**Dataset extract**
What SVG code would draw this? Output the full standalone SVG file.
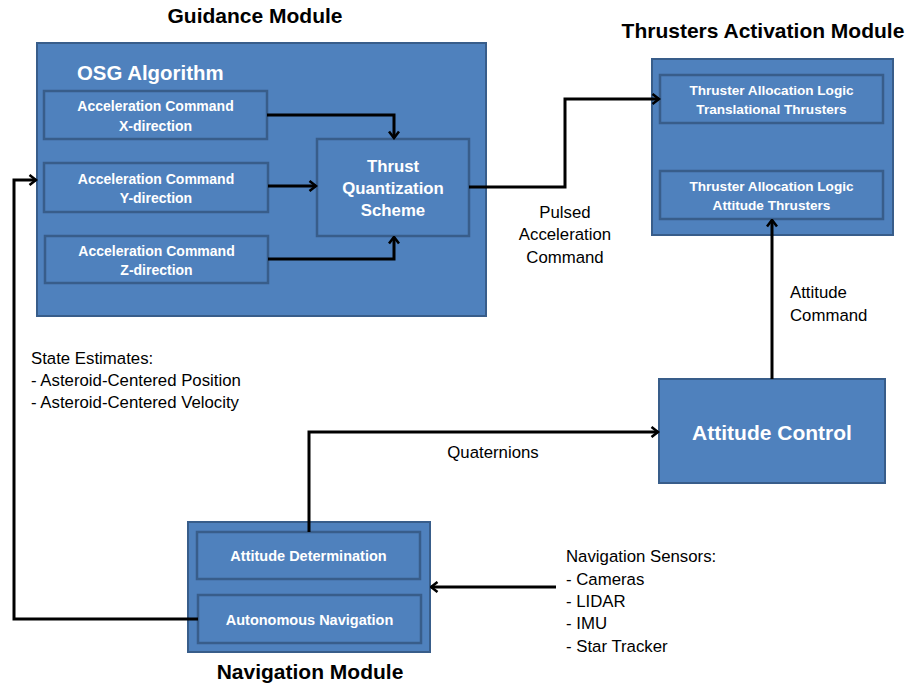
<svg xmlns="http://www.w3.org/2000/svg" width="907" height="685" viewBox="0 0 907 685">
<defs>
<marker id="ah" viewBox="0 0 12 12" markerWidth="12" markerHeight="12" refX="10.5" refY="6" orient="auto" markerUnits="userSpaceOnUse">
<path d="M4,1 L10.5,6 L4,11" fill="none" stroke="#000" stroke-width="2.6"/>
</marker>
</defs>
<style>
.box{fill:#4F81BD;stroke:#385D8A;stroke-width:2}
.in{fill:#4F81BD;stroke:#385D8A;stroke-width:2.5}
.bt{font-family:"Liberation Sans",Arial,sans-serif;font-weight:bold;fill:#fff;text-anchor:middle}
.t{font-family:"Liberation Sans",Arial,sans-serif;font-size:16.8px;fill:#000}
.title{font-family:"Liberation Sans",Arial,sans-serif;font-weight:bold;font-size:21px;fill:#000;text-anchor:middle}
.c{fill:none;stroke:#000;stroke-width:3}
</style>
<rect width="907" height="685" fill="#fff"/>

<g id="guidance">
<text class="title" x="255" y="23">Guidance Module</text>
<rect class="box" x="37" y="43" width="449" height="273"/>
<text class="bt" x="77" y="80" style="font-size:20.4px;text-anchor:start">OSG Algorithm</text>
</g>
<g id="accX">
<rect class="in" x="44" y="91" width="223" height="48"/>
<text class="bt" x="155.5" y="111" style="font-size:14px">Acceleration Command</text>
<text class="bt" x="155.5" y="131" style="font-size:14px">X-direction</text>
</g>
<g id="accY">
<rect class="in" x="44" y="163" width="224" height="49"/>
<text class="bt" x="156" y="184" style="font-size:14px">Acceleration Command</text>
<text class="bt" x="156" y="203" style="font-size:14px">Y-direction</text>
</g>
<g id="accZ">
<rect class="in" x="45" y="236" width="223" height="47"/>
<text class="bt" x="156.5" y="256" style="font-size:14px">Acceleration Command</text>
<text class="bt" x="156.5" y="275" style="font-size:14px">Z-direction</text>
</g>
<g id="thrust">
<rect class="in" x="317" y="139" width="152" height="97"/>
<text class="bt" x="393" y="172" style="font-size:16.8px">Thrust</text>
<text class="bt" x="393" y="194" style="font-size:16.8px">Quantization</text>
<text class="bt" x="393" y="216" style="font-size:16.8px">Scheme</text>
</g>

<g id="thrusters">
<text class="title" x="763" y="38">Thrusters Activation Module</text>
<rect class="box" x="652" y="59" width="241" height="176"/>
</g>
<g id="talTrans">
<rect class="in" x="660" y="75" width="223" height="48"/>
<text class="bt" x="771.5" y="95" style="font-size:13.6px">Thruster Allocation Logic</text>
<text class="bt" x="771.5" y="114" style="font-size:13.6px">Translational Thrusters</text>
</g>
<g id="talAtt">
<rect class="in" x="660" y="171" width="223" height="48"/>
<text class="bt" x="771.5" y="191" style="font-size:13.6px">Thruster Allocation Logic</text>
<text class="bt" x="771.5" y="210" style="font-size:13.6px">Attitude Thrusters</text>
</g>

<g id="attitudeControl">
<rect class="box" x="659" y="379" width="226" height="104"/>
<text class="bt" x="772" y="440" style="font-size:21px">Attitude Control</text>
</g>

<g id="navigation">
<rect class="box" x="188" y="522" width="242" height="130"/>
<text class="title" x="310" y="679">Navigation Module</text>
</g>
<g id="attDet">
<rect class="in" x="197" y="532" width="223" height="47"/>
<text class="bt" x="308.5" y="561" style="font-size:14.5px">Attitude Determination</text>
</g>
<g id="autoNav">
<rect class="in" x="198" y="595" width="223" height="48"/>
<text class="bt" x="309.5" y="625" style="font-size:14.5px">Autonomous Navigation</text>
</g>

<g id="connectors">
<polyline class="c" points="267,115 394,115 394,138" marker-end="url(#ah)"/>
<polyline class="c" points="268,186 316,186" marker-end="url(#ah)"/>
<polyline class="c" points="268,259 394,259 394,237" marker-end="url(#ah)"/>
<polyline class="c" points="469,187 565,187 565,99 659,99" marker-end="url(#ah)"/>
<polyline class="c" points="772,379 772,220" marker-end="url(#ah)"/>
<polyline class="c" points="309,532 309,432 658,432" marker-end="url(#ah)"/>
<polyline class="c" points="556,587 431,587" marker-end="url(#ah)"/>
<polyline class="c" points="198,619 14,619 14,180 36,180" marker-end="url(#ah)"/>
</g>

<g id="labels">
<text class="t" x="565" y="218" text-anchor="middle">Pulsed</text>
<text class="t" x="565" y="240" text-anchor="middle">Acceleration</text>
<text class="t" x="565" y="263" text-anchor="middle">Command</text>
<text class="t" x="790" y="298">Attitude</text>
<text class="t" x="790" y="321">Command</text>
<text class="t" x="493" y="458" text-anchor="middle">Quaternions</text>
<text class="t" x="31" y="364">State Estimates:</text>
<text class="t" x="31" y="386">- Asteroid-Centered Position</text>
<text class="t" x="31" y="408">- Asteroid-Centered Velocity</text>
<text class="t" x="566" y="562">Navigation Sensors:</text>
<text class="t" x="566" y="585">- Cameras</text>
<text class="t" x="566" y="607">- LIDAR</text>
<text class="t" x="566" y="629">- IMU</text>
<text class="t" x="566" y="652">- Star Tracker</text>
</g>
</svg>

**Task to carry out**
Give an exact reproduction of every line, leaving out any picture.

**Worked solution**
What SVG code would draw this? Output the full standalone SVG file.
<svg xmlns="http://www.w3.org/2000/svg" width="907" height="685" viewBox="0 0 907 685">
<defs>
<marker id="ah" viewBox="0 0 12 12" markerWidth="12" markerHeight="12" refX="10.5" refY="6" orient="auto" markerUnits="userSpaceOnUse">
<path d="M4,1 L10.5,6 L4,11" fill="none" stroke="#000" stroke-width="2.6"/>
</marker>
</defs>
<style>
.box{fill:#4F81BD;stroke:#385D8A;stroke-width:2}
.in{fill:#4F81BD;stroke:#385D8A;stroke-width:2.5}
.bt{font-family:"Liberation Sans",Arial,sans-serif;font-weight:bold;fill:#fff;text-anchor:middle}
.t{font-family:"Liberation Sans",Arial,sans-serif;font-size:16.8px;fill:#000}
.title{font-family:"Liberation Sans",Arial,sans-serif;font-weight:bold;font-size:21px;fill:#000;text-anchor:middle}
.c{fill:none;stroke:#000;stroke-width:3}
</style>
<rect width="907" height="685" fill="#fff"/>

<g id="guidance">
<text class="title" x="255" y="23">Guidance Module</text>
<rect class="box" x="37" y="43" width="449" height="273"/>
<text class="bt" x="77" y="80" style="font-size:20.4px;text-anchor:start">OSG Algorithm</text>
</g>
<g id="accX">
<rect class="in" x="44" y="91" width="223" height="48"/>
<text class="bt" x="155.5" y="111" style="font-size:14px">Acceleration Command</text>
<text class="bt" x="155.5" y="131" style="font-size:14px">X-direction</text>
</g>
<g id="accY">
<rect class="in" x="44" y="163" width="224" height="49"/>
<text class="bt" x="156" y="184" style="font-size:14px">Acceleration Command</text>
<text class="bt" x="156" y="203" style="font-size:14px">Y-direction</text>
</g>
<g id="accZ">
<rect class="in" x="45" y="236" width="223" height="47"/>
<text class="bt" x="156.5" y="256" style="font-size:14px">Acceleration Command</text>
<text class="bt" x="156.5" y="275" style="font-size:14px">Z-direction</text>
</g>
<g id="thrust">
<rect class="in" x="317" y="139" width="152" height="97"/>
<text class="bt" x="393" y="172" style="font-size:16.8px">Thrust</text>
<text class="bt" x="393" y="194" style="font-size:16.8px">Quantization</text>
<text class="bt" x="393" y="216" style="font-size:16.8px">Scheme</text>
</g>

<g id="thrusters">
<text class="title" x="763" y="38">Thrusters Activation Module</text>
<rect class="box" x="652" y="59" width="241" height="176"/>
</g>
<g id="talTrans">
<rect class="in" x="660" y="75" width="223" height="48"/>
<text class="bt" x="771.5" y="95" style="font-size:13.6px">Thruster Allocation Logic</text>
<text class="bt" x="771.5" y="114" style="font-size:13.6px">Translational Thrusters</text>
</g>
<g id="talAtt">
<rect class="in" x="660" y="171" width="223" height="48"/>
<text class="bt" x="771.5" y="191" style="font-size:13.6px">Thruster Allocation Logic</text>
<text class="bt" x="771.5" y="210" style="font-size:13.6px">Attitude Thrusters</text>
</g>

<g id="attitudeControl">
<rect class="box" x="659" y="379" width="226" height="104"/>
<text class="bt" x="772" y="440" style="font-size:21px">Attitude Control</text>
</g>

<g id="navigation">
<rect class="box" x="188" y="522" width="242" height="130"/>
<text class="title" x="310" y="679">Navigation Module</text>
</g>
<g id="attDet">
<rect class="in" x="197" y="532" width="223" height="47"/>
<text class="bt" x="308.5" y="561" style="font-size:14.5px">Attitude Determination</text>
</g>
<g id="autoNav">
<rect class="in" x="198" y="595" width="223" height="48"/>
<text class="bt" x="309.5" y="625" style="font-size:14.5px">Autonomous Navigation</text>
</g>

<g id="connectors">
<polyline class="c" points="267,115 394,115 394,138" marker-end="url(#ah)"/>
<polyline class="c" points="268,186 316,186" marker-end="url(#ah)"/>
<polyline class="c" points="268,259 394,259 394,237" marker-end="url(#ah)"/>
<polyline class="c" points="469,187 565,187 565,99 659,99" marker-end="url(#ah)"/>
<polyline class="c" points="772,379 772,220" marker-end="url(#ah)"/>
<polyline class="c" points="309,532 309,432 658,432" marker-end="url(#ah)"/>
<polyline class="c" points="556,587 431,587" marker-end="url(#ah)"/>
<polyline class="c" points="198,619 14,619 14,180 36,180" marker-end="url(#ah)"/>
</g>

<g id="labels">
<text class="t" x="565" y="218" text-anchor="middle">Pulsed</text>
<text class="t" x="565" y="240" text-anchor="middle">Acceleration</text>
<text class="t" x="565" y="263" text-anchor="middle">Command</text>
<text class="t" x="790" y="298">Attitude</text>
<text class="t" x="790" y="321">Command</text>
<text class="t" x="493" y="458" text-anchor="middle">Quaternions</text>
<text class="t" x="31" y="364">State Estimates:</text>
<text class="t" x="31" y="386">- Asteroid-Centered Position</text>
<text class="t" x="31" y="408">- Asteroid-Centered Velocity</text>
<text class="t" x="566" y="562">Navigation Sensors:</text>
<text class="t" x="566" y="585">- Cameras</text>
<text class="t" x="566" y="607">- LIDAR</text>
<text class="t" x="566" y="629">- IMU</text>
<text class="t" x="566" y="652">- Star Tracker</text>
</g>
</svg>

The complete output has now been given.